The day of the Opteron, however, has come at last:
All these were run with stock tools in 32-bit mode, no fancy compiler optimizations. These are the same programs that we run on 2GHz P4s.

Agilent 3070 VCL vector conversion Perl program (which I wrote, this is very typical of the Perl programs we run to process large vector files - the benchmark only times data processing in memory, no file IO on read/write):
Sun Blade-1000 750MHz: 103.08 sec
P4 3.06GHz: 36.93 sec
Opt 148 (2.2GHz): 27.01 sec
Quad Opt 848: 27.42 sec
Quad Xeon64 (3.6GHz): 31.17 sec

Modelsim 5.8c simulation of LogicBIST simulation on 50K Flop ASIC:
P4 3.06GHz: 5955 sec
Opt 148: 3798 sec
4x Opt 848: 5985 sec (See note below)
4x Xeon64: 4858 sec

Mentor Flextest fault grading using make -j1, -j2 and -j4 (parallel runs, results combined in later step that is not benchmarked):
Sun Blade-1000: 7362 sec(-j1)
P4 3.06GHz: 2188 sec(-j1)
Dual P4 3.06GHz: 2189 sec/1333 sec (j2)
Opt 2.2GHz 128: 1493 sec
4x Opt 2.2GHz 848: 1562 sec(j1)/ 779 sec(j2)/ 393 sec (j4)
4x Xeon64 3.6GHz: 1465 sec(j1)/796 sec(j2)/ 879 sec(j4)

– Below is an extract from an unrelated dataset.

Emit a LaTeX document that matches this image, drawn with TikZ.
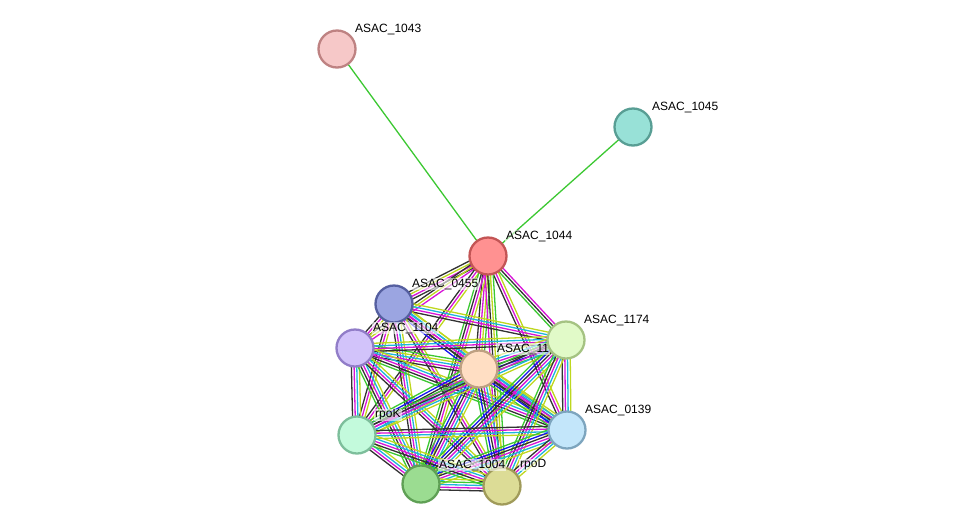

Mentor LbistArchitect on 50K ASIC:
Sun Blade-1000: 15698 sec
P4 3.06GHz: 3877 sec
Opt 148: 2845 sec
4x Opt 848: 3534 sec (See note below)
4x Xeon-64 3.6GHz: 2604 sec

Note - the poor performance of the quad opteron box was done on RedHat Enterprise Linux 3 AS-6, and I noticed that the SMP kernel did NOT have CONFIG_K8_NUMA set to y, so it's not fair to judge those numbers until we get a new kernel with ccNUMA support. I have run synthetic benchmarks on them too, and the memory performance on the Quad Opteron was indeed hurt by the lack of CONFIG_K8_NUMA in the linux kernel.

Clearly though, the HyperTransport makes the Quad Opteron box scale very well, whereas the Quad Xeon box choked on 4 threads, probably beacuse the memory bus became saturated and the processors starved for data.

Also, any serious optimizations need to use gcc-3.4.1 - which has specific optimizations for both Opteron and Nocona cores. gcc-3.4.0 does not have specific optimizations for Nocona ("Xeon64") cores. gcc-3.x does not have specific optimizations for Opteron.

Anyway, our decision has been made - we are buying Opteron 150s for all our new compute farm boxes.